>> Begin Stored records
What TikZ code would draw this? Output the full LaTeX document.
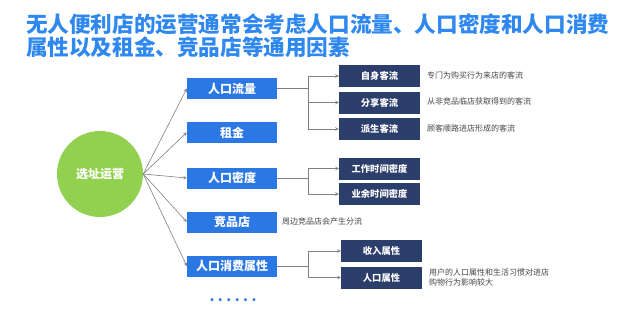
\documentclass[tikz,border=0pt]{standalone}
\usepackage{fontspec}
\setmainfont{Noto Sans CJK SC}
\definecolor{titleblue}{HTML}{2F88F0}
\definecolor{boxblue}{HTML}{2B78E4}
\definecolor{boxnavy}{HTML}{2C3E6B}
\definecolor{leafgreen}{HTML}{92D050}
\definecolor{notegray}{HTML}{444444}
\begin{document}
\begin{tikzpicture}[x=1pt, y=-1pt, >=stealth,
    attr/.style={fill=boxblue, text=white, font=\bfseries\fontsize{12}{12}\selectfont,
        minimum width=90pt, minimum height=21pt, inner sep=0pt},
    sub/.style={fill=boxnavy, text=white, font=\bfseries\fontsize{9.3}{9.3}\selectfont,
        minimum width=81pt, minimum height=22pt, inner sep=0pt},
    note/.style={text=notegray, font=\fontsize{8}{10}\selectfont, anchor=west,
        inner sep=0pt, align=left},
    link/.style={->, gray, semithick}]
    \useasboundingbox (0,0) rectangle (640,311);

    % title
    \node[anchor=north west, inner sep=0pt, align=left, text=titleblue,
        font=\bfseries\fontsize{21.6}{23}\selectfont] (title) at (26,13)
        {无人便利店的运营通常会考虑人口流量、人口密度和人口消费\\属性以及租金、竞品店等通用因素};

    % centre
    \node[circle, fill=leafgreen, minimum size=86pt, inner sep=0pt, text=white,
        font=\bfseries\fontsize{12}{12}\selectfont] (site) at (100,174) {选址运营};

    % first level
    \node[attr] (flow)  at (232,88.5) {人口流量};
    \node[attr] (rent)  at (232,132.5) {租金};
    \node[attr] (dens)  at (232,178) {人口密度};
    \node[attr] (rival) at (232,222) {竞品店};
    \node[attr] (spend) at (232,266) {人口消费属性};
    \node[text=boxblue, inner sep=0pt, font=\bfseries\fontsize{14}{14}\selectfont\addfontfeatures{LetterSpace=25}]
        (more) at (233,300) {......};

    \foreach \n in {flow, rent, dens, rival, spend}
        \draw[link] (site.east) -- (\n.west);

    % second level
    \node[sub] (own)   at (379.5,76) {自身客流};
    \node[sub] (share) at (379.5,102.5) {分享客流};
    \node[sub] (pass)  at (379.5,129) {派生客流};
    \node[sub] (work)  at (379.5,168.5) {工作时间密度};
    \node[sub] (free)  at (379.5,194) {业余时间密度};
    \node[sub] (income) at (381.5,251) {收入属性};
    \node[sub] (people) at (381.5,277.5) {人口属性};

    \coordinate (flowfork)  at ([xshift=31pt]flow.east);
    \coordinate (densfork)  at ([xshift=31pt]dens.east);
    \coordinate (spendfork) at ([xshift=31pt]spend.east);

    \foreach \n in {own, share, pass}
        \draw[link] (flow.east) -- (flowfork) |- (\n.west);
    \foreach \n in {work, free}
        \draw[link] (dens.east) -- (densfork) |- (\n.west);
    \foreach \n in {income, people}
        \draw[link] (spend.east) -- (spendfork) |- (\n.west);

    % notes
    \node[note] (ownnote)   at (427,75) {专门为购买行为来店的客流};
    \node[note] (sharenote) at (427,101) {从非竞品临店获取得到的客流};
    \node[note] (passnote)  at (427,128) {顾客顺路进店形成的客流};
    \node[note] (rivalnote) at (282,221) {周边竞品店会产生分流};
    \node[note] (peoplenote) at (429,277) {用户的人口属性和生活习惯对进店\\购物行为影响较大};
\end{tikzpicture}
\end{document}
>> End Stored records
>> Begin Stored records
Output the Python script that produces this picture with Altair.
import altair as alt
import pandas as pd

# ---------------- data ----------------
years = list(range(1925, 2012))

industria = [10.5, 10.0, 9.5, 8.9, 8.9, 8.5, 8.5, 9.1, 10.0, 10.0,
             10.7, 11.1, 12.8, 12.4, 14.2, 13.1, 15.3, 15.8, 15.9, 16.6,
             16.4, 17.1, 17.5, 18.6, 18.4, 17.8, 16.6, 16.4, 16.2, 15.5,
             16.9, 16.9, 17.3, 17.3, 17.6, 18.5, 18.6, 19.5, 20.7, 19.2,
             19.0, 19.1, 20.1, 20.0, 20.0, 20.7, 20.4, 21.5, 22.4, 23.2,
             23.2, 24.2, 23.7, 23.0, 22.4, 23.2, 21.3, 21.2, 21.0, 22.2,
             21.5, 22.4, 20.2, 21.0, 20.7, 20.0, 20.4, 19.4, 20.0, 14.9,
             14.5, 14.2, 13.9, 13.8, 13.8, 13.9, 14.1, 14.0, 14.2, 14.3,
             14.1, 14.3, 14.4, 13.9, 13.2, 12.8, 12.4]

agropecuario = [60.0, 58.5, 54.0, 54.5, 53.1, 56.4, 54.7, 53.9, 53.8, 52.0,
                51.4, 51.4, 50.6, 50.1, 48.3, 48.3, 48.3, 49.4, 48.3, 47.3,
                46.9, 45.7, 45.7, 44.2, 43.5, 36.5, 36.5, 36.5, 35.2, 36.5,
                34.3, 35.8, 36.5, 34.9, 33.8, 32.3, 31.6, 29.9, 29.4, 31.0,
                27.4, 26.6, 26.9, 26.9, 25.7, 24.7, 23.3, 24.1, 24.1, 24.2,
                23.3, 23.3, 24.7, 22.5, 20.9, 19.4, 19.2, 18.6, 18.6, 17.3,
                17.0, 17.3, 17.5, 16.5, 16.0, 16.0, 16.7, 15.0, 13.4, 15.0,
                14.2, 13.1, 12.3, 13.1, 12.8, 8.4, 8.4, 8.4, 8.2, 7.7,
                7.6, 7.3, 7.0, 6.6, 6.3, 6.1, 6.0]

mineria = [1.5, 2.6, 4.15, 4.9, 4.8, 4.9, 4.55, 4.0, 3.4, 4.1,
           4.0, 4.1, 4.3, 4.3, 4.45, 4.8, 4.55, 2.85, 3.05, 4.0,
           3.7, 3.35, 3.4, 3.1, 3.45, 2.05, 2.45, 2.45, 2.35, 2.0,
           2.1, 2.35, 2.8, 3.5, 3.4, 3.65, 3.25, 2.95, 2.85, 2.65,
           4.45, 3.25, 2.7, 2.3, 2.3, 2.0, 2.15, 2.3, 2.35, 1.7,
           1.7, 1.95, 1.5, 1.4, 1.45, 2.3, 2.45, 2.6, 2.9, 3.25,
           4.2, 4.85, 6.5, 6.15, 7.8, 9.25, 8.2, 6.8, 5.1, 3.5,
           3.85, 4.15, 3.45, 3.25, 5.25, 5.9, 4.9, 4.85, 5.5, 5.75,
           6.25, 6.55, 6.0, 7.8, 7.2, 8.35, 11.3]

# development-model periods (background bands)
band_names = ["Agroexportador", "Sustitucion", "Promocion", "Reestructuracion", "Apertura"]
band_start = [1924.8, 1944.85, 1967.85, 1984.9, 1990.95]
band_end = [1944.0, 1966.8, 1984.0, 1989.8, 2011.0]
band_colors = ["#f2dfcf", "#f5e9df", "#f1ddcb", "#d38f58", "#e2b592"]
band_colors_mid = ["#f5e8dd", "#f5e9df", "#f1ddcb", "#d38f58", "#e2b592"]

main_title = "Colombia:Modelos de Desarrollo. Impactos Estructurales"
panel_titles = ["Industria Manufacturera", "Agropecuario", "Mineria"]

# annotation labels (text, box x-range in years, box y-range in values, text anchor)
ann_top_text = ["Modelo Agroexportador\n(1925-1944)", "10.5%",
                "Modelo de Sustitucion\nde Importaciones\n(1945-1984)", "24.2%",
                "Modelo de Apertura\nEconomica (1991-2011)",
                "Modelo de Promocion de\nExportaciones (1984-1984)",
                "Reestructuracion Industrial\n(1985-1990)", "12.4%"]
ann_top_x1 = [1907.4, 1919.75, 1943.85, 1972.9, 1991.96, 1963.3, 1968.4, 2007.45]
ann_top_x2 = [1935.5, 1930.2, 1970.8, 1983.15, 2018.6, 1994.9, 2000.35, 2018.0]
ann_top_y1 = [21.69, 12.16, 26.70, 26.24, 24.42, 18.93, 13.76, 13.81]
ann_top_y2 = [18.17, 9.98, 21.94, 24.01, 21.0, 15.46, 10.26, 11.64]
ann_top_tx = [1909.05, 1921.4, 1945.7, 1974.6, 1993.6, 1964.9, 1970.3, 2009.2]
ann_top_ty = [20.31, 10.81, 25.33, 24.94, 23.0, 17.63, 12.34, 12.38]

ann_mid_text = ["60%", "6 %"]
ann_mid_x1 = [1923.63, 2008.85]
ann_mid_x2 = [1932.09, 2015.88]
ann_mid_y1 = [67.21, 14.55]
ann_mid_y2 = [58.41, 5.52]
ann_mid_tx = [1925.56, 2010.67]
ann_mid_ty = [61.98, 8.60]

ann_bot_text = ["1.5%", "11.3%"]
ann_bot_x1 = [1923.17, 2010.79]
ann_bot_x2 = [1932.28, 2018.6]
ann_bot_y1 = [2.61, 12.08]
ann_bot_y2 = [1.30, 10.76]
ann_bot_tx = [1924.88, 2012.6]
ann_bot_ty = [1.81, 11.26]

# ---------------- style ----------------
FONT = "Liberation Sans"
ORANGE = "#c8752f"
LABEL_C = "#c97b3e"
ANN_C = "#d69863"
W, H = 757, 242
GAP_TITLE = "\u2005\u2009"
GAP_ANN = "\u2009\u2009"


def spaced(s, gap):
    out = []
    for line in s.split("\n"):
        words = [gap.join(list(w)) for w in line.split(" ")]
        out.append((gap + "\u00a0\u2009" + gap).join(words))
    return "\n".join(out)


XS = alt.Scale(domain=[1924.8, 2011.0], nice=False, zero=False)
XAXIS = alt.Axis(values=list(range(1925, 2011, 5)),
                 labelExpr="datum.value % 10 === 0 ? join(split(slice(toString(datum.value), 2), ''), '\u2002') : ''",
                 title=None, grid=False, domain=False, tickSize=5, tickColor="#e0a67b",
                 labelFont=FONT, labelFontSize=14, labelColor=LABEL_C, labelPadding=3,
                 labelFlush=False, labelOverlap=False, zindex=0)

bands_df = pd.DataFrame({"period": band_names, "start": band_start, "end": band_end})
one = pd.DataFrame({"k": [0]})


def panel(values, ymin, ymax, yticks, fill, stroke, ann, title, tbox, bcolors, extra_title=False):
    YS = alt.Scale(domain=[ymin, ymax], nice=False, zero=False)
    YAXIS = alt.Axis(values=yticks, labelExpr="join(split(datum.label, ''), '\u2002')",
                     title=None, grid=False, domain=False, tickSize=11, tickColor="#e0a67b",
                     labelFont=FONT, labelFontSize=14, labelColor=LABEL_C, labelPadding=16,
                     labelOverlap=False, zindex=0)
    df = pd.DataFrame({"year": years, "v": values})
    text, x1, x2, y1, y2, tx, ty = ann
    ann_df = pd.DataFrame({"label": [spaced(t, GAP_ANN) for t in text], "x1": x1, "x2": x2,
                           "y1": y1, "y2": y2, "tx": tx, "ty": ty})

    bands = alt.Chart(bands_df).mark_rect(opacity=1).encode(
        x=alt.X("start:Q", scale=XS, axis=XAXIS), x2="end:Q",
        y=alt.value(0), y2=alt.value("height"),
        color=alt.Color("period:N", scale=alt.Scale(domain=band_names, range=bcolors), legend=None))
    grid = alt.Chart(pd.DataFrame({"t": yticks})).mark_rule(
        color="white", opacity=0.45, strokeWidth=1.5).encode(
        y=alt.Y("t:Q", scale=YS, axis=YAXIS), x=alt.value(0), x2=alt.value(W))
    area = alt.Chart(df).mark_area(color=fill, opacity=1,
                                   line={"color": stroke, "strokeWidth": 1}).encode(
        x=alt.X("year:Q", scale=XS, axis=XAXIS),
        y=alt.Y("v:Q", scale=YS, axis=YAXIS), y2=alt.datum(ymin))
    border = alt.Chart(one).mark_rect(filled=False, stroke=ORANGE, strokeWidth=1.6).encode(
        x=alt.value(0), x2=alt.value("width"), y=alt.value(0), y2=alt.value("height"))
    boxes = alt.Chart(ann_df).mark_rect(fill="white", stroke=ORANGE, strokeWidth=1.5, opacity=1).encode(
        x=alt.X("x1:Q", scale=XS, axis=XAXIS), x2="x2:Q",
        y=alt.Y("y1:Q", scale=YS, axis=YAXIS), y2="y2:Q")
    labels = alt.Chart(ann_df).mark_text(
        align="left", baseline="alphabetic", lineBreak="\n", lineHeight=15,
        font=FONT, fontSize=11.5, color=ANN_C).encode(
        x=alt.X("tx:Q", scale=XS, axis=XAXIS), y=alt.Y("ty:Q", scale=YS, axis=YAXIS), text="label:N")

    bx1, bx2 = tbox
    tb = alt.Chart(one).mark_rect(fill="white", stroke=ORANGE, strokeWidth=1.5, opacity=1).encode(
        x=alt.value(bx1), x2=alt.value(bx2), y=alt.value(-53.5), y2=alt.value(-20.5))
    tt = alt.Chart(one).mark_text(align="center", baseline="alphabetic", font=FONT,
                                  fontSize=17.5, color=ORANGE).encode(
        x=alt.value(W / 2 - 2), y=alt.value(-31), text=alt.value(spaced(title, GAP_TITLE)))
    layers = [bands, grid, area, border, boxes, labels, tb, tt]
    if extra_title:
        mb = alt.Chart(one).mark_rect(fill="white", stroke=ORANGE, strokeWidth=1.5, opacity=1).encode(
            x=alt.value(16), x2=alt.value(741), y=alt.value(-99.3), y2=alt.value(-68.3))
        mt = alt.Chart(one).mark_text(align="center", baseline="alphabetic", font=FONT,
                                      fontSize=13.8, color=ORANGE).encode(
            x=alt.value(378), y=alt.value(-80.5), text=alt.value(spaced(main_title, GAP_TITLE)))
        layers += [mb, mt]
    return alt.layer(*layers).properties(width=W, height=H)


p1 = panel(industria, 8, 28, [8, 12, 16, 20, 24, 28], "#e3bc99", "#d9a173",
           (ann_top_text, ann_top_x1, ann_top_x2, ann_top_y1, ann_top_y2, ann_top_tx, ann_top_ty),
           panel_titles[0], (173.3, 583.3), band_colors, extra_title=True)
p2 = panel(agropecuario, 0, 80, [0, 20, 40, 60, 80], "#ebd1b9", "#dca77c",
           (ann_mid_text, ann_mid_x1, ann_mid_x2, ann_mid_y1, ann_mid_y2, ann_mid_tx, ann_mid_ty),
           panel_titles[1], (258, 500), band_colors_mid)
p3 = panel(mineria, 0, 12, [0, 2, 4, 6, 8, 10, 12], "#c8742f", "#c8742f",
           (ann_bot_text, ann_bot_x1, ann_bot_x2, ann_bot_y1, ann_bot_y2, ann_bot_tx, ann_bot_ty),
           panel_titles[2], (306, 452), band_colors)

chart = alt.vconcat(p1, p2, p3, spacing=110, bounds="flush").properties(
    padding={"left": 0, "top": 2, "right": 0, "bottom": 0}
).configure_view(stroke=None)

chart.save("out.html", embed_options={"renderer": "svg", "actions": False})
>> End Stored records
# Task requirements
Transcribe, exactly and without additions, the lines of the records above, beginning with the line that contains "Output the Python" and ending with the line that contains "years = list(range(1925, 2012))", both included.

# Problem solution
Output the Python script that produces this picture with Altair.
import altair as alt
import pandas as pd

# ---------------- data ----------------
years = list(range(1925, 2012))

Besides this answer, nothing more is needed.